Os “órfãos” do Zeca continuam a facturar
Há treze anos o País perdia um dos seus símbolos vivos da Liberdade: José Afonso.
A cidade viveu nesse dia 23 de Fevereiro um dos momentos mais importantes em que foi possível afastar os pontos de vista de discórdia, e, em união, todos ficarem em torno da figura do cantautor de “Grândola, Vila Morena”.
Hoje, num quadro do cemitério de Nossa Senhora da Piedade, em Setúbal, repousam os gestos mortais do cantor, cujo túmulo é visitado por poucos mas recordado por muitos. Mas, nos palcos, continuam a facturar os “órfãos” do Zeca.
Na verdade, quer nos anos imediatamente anteriores como nos posteriores ao 25 de Abril de 1974, o panorama da canção portuguesa levou uma volta qualitativa. Estávamos na altura da canção-mensagem, da canção-arma, já numa fase posterior das baladas. José Afonso foi o pioneiro desse tipo de intervenção e por isso, e à sua volta, se reuniram um conjunto de nomes, que nos dispensamos de pronunciar, mas que gravitavam à volta do cantor.
Era o Zeca que lhe dava nome, que pouco a pouco lhes foi dando fama e que lhes deu palco, até porque viviam na sua sombra e nessa altura isso era importante. Iniciaram-se no panorama artístico, mostraram a sua qualidade (que não pomos em dúvida) mas o certo é que depressa se esqueceram do Zeca. Assim, após a sua morte as criaturas começaram a esquecer o criador e, enquanto Zeca cantava por militância e convicção e não por princípios materiais, as criaturas hoje facturam em grande escala, não somente nos espectáculos normais, mas também quando esses espectáculos são em memória ou homenagem ao Zeca. Mesmo quando lhes é solicitada a participação em espectáculos como as “Cantigas do Maio”, não se coíbem de pedir cachets que hoje fariam corar o Zeca.

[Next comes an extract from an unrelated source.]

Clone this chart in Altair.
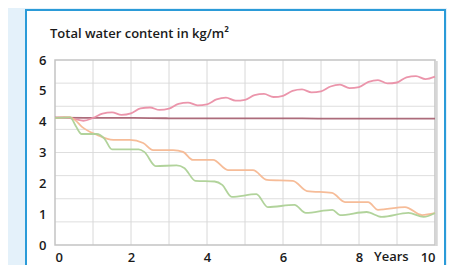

É evidente que esta critica não é pela forma de levarem dinheiro pelo seu trabalho, mas sim pelo facto de nem a memória do seu criador respeitarem, muito embora nunca se esquecerem de dizer da sua estreita ligação ao autor de “Os vampiros”.
Na verdade, e salvo excepções, os “órfãos” do Zeca continuam a facturar à sombra da sua memória, as criaturas, treze anos depois, continuam a viver à sombra do nome do seu criador. Mas a viver melhor, muito melhor, com algum aburguesamento à mistura, com a habitual dose de ‘socialite’, defendendo um tipo de sociedade totalmente oposta àquela que o Zeca defendia. Apreciação que é extensiva e critica também àqueles que integravam o círculo de amigos e que pouco vão fazendo pela memória dele.
Também Setúbal, terra que escolheu para viver e onde está sepultado, lhe tem sido madrasta. Depois de criar condições para que as “Cantigas do Maio” deixassem de ser feitas na cidade, deixaram que se fechasse o Círculo Cultural de Setúbal, que o Zeca ajudou a fundar e pelo qual nutria especial carinho. Mais grave no entanto é ter sido dado o nome de José Afonso a um Parque, que, em vez de local nobre, é das artérias mais controvérsias da cidade, um verdadeiro mini-kosovo. Por isso temos feito nossa uma luta que deveria ser também, não só da Associação José Afonso, como de todos os democratas, pela dignificação do Parque que está ao abandono, sendo afectado pela chuva no Inverno e pelo pó no Verão. O nome do Zeca deve ser dignificado e não obstante as constantes promessas da Câmara Municipal de Setúbal, a situação continua na mesma: o Parque José Afonso é a vergonha da cidade. Todos os leitores deveriam, agora, que se comemora mais um aniversário da morte do Zeca, escrever ao Presidente da Câmara Municipal de Setúbal pedindo urgência na recuperação do Parque José Afonso.
Destas criticas escapam os jovens; escapam aqueles que, sem o terem visto nem o terem conhecido, mantém viva a sua memória, comprando os seus discos, decorando as suas canções e fazendo dele um ídolo. É a juventude que mantém viva a memória e os ensinamentos do Zeca porque dos seus seguidores e dos seus amigos pouco há a esperar.
Em treze anos sem o Zeca, o País perdeu uma das vozes mais autorizadas e respeitadas na defesa dos explorados e oprimidos, luta que mesmo hoje, os seus seguidores vão amolecendo através do “diálogo” que tem anestesiado muita gente.
Mas o Zeca continua vivo e presente.